**Stated task:** Which lines in the records below contain the word "this"? Copy each of them.

(Records from a data source)
_ _ _ _

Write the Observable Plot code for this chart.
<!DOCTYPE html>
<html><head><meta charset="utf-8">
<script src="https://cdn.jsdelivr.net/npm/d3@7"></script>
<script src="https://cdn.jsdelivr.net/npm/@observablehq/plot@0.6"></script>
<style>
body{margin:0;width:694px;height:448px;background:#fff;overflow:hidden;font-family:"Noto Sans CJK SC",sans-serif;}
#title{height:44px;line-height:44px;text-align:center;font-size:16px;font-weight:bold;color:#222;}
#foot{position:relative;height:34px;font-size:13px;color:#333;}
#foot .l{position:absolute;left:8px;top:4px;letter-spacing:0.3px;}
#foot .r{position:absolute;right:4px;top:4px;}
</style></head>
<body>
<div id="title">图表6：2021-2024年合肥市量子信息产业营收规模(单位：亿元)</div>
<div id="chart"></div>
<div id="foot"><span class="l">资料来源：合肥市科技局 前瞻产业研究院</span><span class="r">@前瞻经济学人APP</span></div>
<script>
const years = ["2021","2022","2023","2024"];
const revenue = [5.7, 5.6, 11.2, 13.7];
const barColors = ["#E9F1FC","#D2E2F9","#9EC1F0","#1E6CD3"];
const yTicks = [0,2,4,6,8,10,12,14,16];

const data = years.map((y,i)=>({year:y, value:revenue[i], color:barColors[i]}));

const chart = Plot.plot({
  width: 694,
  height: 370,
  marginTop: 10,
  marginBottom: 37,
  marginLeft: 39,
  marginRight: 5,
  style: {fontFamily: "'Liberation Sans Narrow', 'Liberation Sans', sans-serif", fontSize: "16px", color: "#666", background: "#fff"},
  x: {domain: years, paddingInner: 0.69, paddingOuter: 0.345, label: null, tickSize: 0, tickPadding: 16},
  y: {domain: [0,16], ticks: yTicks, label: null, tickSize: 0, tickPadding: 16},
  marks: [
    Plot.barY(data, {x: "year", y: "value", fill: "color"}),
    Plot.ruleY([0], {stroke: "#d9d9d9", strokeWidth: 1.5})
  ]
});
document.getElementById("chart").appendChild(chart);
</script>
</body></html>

_ _ _ _

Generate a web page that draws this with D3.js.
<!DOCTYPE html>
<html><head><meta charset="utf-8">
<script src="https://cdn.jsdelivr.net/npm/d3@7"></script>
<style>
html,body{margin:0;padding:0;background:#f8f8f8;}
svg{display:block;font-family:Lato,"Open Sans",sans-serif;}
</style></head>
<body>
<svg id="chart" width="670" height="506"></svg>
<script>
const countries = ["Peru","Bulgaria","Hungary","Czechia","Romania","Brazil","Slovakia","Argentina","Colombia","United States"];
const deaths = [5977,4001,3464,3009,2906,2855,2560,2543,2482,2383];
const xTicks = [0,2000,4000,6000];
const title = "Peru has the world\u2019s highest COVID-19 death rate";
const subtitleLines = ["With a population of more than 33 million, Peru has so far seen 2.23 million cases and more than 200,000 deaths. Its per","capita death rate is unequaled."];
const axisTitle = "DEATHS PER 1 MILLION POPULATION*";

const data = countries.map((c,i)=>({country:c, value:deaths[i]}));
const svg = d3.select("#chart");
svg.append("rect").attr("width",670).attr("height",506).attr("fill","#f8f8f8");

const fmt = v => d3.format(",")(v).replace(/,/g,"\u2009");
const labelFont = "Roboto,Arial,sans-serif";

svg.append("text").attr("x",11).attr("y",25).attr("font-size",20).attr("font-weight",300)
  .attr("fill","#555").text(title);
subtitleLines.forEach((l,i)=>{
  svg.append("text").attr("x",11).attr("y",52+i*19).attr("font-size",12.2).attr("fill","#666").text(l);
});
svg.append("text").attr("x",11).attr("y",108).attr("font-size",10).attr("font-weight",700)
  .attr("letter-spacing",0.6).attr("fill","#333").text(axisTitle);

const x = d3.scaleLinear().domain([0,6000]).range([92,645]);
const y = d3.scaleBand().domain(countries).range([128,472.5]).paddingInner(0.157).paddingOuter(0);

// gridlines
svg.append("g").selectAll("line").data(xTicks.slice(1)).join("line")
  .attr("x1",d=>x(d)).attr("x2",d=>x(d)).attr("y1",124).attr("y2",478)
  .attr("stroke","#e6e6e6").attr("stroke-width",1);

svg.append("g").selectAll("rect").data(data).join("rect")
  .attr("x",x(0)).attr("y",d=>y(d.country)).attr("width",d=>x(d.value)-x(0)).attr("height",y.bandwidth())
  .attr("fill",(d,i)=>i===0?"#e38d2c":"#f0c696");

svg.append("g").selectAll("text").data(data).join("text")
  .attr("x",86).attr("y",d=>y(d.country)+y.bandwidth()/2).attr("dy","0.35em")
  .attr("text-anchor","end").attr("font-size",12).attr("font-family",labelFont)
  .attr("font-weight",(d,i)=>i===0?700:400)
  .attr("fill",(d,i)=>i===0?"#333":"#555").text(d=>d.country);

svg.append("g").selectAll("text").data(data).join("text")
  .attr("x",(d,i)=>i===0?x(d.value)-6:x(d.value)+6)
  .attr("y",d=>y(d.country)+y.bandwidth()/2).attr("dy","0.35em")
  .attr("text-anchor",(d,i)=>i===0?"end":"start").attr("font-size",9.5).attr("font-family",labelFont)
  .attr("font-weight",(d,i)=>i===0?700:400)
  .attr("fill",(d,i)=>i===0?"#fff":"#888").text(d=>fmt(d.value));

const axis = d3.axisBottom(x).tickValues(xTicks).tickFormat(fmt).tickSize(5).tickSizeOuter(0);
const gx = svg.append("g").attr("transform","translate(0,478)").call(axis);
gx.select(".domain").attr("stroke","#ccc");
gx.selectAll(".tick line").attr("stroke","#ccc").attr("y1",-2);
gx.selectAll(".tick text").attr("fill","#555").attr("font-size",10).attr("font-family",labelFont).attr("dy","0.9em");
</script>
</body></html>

_ _ _ _

**Finished task:**
Write the Observable Plot code for this chart.
Generate a web page that draws this with D3.js.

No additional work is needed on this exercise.